(Records with drawing code)
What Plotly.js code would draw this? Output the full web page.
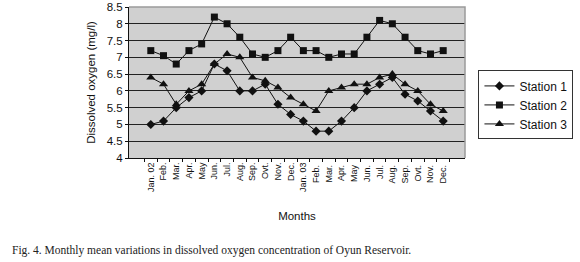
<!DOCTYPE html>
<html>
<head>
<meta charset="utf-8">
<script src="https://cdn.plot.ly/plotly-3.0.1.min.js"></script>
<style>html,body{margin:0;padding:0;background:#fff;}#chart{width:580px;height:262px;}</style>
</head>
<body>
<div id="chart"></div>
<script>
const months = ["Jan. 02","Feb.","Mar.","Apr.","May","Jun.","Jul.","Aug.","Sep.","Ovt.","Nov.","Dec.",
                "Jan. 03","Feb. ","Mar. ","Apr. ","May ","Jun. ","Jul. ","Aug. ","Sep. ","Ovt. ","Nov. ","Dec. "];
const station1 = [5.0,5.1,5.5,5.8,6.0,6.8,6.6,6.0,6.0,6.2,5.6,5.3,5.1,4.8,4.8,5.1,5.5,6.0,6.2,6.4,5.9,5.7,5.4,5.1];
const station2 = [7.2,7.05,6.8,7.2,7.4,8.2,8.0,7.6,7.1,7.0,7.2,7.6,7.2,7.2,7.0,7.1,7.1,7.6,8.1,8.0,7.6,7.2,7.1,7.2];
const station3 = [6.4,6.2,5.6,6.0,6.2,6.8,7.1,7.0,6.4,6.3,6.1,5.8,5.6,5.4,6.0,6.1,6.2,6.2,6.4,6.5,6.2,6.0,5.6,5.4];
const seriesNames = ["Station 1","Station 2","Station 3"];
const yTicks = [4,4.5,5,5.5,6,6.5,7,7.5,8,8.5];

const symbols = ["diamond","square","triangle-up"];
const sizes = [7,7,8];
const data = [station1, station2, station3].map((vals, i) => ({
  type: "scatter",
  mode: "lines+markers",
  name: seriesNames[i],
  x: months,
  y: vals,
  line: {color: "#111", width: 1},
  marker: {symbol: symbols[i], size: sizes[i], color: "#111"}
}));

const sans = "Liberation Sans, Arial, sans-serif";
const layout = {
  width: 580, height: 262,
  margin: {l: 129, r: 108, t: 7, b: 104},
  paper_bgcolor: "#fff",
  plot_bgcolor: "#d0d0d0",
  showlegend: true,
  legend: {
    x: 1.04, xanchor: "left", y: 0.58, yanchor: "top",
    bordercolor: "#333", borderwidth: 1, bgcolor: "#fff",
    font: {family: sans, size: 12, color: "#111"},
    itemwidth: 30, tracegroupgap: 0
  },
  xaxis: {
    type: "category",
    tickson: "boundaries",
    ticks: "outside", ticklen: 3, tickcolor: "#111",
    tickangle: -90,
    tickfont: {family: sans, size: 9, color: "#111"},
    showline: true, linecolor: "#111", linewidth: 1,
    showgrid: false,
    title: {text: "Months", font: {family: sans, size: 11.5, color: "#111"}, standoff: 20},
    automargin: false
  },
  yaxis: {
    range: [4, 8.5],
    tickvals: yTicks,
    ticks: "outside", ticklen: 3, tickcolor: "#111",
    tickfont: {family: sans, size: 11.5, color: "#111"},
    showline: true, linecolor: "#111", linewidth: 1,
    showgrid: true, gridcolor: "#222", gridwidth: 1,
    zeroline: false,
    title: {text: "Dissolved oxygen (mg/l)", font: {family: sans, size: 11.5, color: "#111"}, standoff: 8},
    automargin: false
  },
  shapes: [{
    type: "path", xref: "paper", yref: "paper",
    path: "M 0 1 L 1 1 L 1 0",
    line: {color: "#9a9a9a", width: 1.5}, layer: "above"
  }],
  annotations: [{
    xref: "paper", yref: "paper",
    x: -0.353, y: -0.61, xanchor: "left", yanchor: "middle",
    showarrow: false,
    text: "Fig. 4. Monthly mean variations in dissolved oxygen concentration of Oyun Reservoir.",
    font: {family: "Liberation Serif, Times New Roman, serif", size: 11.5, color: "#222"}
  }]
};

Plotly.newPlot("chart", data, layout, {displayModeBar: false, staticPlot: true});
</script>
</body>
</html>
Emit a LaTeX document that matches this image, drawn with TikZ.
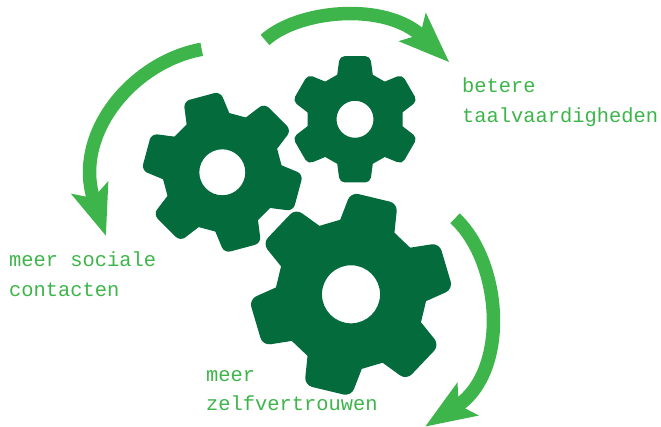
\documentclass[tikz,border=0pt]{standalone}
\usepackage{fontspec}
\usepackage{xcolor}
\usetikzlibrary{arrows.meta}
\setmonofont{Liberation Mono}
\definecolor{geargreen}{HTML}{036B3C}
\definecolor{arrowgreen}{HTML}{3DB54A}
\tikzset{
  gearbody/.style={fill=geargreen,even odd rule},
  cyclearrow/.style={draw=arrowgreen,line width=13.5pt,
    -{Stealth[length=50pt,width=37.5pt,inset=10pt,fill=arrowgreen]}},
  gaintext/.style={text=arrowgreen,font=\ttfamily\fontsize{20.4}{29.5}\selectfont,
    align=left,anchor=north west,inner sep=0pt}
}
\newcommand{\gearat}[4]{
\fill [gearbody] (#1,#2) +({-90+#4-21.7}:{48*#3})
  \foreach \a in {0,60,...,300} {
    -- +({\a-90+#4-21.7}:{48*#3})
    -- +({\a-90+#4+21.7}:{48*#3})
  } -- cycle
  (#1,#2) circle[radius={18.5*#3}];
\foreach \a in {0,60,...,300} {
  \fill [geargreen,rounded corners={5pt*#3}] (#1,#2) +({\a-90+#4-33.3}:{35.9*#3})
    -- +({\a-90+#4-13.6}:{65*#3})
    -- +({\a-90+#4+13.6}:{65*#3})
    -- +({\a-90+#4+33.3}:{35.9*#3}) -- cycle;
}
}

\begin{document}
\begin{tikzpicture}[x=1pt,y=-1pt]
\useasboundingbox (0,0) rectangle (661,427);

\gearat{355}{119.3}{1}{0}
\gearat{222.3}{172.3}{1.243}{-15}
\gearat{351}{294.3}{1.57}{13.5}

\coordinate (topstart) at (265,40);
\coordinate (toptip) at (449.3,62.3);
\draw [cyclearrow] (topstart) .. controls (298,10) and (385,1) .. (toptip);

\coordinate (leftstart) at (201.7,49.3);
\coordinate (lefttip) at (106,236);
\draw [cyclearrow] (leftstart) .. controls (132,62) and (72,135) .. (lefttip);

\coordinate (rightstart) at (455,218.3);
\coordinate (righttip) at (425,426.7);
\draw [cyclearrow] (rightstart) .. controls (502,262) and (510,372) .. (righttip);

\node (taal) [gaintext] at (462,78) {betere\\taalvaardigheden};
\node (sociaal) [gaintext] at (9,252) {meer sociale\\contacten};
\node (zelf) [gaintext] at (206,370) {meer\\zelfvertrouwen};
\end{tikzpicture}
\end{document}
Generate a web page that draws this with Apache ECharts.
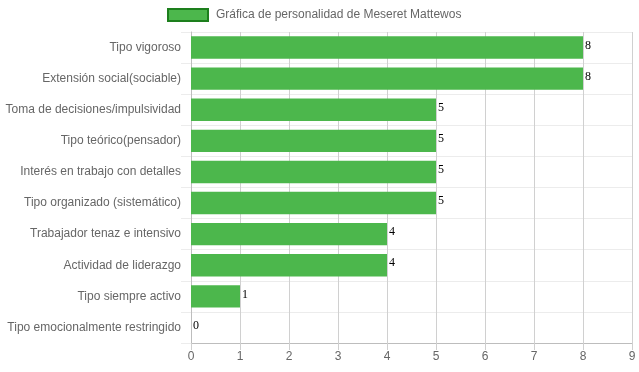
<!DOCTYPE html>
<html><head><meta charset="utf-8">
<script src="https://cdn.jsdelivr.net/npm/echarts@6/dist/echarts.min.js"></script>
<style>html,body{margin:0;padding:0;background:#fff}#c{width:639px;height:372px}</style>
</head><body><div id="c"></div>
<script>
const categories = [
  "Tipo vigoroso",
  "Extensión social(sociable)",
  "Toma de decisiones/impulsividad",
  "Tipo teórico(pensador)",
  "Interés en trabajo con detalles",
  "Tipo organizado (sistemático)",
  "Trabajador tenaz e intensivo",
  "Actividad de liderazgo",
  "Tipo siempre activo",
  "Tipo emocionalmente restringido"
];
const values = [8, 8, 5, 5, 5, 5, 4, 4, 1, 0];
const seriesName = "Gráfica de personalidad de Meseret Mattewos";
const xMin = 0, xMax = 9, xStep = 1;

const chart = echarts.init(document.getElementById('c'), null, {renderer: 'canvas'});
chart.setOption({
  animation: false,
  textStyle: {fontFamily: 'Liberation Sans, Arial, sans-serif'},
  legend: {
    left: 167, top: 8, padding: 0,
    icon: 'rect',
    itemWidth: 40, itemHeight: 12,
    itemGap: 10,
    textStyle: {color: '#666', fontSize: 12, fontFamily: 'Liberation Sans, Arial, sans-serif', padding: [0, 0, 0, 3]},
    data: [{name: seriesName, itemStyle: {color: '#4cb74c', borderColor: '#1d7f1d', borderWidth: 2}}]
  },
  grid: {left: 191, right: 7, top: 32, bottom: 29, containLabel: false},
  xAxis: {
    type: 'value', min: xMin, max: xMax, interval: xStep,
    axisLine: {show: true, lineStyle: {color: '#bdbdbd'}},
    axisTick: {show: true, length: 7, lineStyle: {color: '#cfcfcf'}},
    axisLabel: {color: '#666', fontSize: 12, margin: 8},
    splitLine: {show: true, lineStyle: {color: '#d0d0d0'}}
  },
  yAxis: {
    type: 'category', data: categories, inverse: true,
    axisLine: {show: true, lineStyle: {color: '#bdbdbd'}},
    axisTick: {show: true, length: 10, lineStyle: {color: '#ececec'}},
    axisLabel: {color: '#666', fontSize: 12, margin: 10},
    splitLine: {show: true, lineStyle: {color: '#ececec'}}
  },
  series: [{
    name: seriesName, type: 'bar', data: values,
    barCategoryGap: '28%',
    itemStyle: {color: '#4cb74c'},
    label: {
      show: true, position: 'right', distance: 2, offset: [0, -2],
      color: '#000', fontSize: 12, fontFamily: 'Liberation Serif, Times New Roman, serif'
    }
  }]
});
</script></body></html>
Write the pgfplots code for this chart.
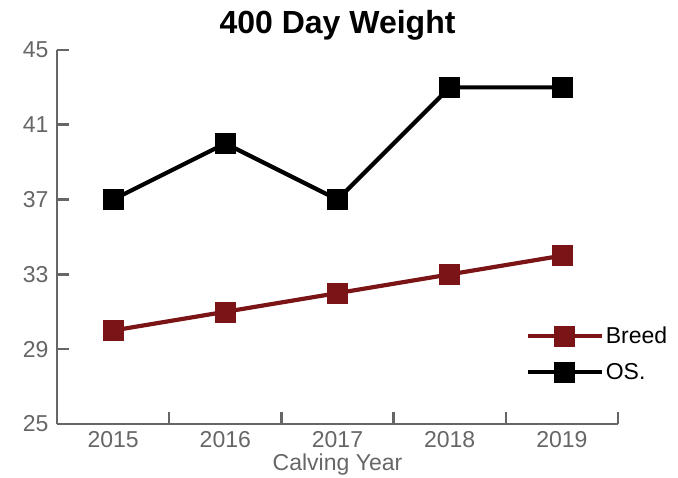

* Short problem *
Except for the pictures, write out exactly the lines from the line that contains "Generate a web" through the line that contains "const xMin = 0, xMax = 9, xStep = 1;", including both.

* Problem solution *
Generate a web page that draws this with Apache ECharts.
<!DOCTYPE html>
<html><head><meta charset="utf-8">
<script src="https://cdn.jsdelivr.net/npm/echarts@6/dist/echarts.min.js"></script>
<style>html,body{margin:0;padding:0;background:#fff}#c{width:639px;height:372px}</style>
</head><body><div id="c"></div>
<script>
const categories = [
  "Tipo vigoroso",
  "Extensión social(sociable)",
  "Toma de decisiones/impulsividad",
  "Tipo teórico(pensador)",
  "Interés en trabajo con detalles",
  "Tipo organizado (sistemático)",
  "Trabajador tenaz e intensivo",
  "Actividad de liderazgo",
  "Tipo siempre activo",
  "Tipo emocionalmente restringido"
];
const values = [8, 8, 5, 5, 5, 5, 4, 4, 1, 0];
const seriesName = "Gráfica de personalidad de Meseret Mattewos";
const xMin = 0, xMax = 9, xStep = 1;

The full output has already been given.